A rider is an add-on to an insurance policy that modifies the base contract. A rider can add coverage, expand benefits, limit coverage, change how claims are paid, or create an optional feature that would not be included in the standard policy.
Riders are common in life insurance, disability insurance, health insurance, long-term care insurance, homeowners insurance, and commercial policies. Some riders cost extra. Others are included automatically or used to clarify exclusions.
Key Takeaways
- A rider changes the base insurance policy.
- Riders can add benefits, restrict coverage, or define special conditions.
- The rider's wording controls when the added feature applies.
- A useful rider can be worth paying for, but riders can also make a policy harder to compare.
How Riders Work
The base policy sets the main coverage terms. A rider attaches to that policy and becomes part of the insurance contract. If the rider conflicts with the base policy, the contract language will determine which provision controls. That is why the rider should be read with the policy, not as a separate marketing feature.

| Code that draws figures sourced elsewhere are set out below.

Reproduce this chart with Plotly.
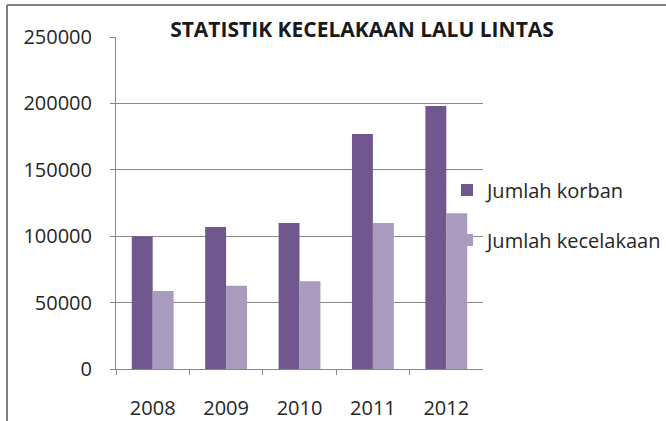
import plotly.graph_objects as go

years = ["2008", "2009", "2010", "2011", "2012"]
korban = [100000, 107000, 110000, 177000, 198000]
kecelakaan = [58700, 62700, 66000, 110000, 117300]
y_ticks = [0, 50000, 100000, 150000, 200000, 250000]

dark = "#70588F"
light = "#A89BBD"
grid = "#878787"
txt = "#262626"
font_family = "Open Sans, Lato, sans-serif"

W, H = 666, 421
# paper area starts at the chart frame (x=7, y=5) and runs to the window edges
PL, PT = 7, 5
pw, ph = W - PL, H - PT

def px(x):
    return (x - PL) / pw

def py(y):
    return (H - y) / ph

fig = go.Figure()
fig.add_trace(go.Bar(x=years, y=korban, name="Jumlah korban", marker_color=dark,
                     marker_line_width=0, legend="legend"))
fig.add_trace(go.Bar(x=years, y=kecelakaan, name="Jumlah kecelakaan", marker_color=light,
                     marker_line_width=0, legend="legend2"))

fig.update_layout(
    width=W, height=H,
    margin=dict(l=PL, r=0, t=PT, b=0, autoexpand=False),
    paper_bgcolor="white", plot_bgcolor="white",
    barmode="group", bargap=0.43, bargroupgap=0,
    font=dict(family=font_family, color=txt, size=20),
    title=dict(text="<b>STATISTIK KECELAKAAN LALU LINTAS</b>",
               x=362 / W, xanchor="center", y=1 - 30 / H, yanchor="middle",
               font=dict(size=21, family=font_family, color="#1a1a1a")),
    showlegend=True,
    legend=dict(x=px(447), xanchor="left", y=py(190), yanchor="middle",
                bgcolor="rgba(0,0,0,0)", font=dict(size=20), itemclick=False),
    legend2=dict(x=px(447), xanchor="left", y=py(240), yanchor="middle",
                 bgcolor="rgba(0,0,0,0)", font=dict(size=20), itemclick=False),
    xaxis=dict(type="category", domain=[px(116), px(483)],
               showline=True, linecolor=grid, linewidth=1,
               ticks="outside", tickson="boundaries", ticklen=5, tickcolor=grid,
               showgrid=False, ticklabelstandoff=21, tickfont=dict(size=20)),
    yaxis=dict(range=[0, 250000], domain=[py(369), py(37)],
               tickvals=y_ticks, ticktext=[str(v) for v in y_ticks],
               showline=True, linecolor=grid, linewidth=1,
               ticks="outside", ticklen=5, tickcolor=grid,
               showgrid=True, gridcolor=grid, gridwidth=1, zeroline=False,
               ticklabelstandoff=14, tickfont=dict(size=20)),
    shapes=[
        dict(type="line", xref="paper", yref="paper",
             x0=0, x1=1, y0=1, y1=1, line=dict(color="#7f7f7f", width=2), layer="above"),
        dict(type="line", xref="paper", yref="paper",
             x0=0, x1=0, y0=0, y1=1, line=dict(color="#7f7f7f", width=2), layer="above"),
    ],
)

fig.write_html("out.html", post_script="document.body.style.margin='0';",
               config={"displayModeBar": False})
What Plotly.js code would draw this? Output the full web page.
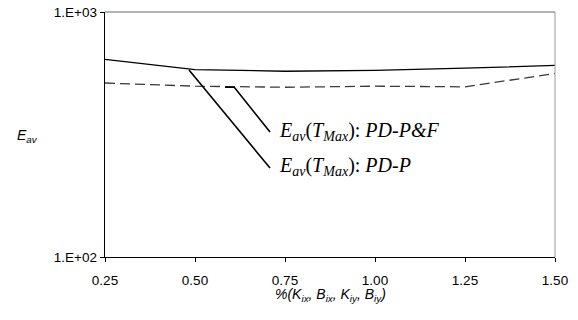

In life insurance, riders may add waiver of premium, accelerated death benefit, child term coverage, guaranteed insurability, or long-term care features. In homeowners insurance, riders or endorsements may add scheduled personal property coverage, water backup coverage, or special limits for certain items. The label varies by policy type and insurer.
Common Rider Types
Rider type | What it may do | What to check |
|---|---|---|
Benefit rider | Adds a new benefit or claim feature | Trigger, limit, and cost |
Exclusion rider | Removes or limits coverage for a risk | What is no longer covered |
Option rider | Creates a future policy option | Deadline and conditions |
Property rider | Adds scheduled or special property coverage | Valuation, deductible, and documentation |
How to Evaluate One
The practical question is whether the rider solves a real coverage gap at a reasonable cost. A rider can be valuable when it adds protection the household actually needs. It can be weak when it duplicates existing coverage, has narrow triggers, or makes the policy look broader than it is. The benefit should be judged by the contract language rather than the name.
The Bottom Line
A rider is a policy attachment that changes the insurance contract. It can add meaningful protection or important restrictions, so the rider should be read as part of the policy rather than treated as a small extra.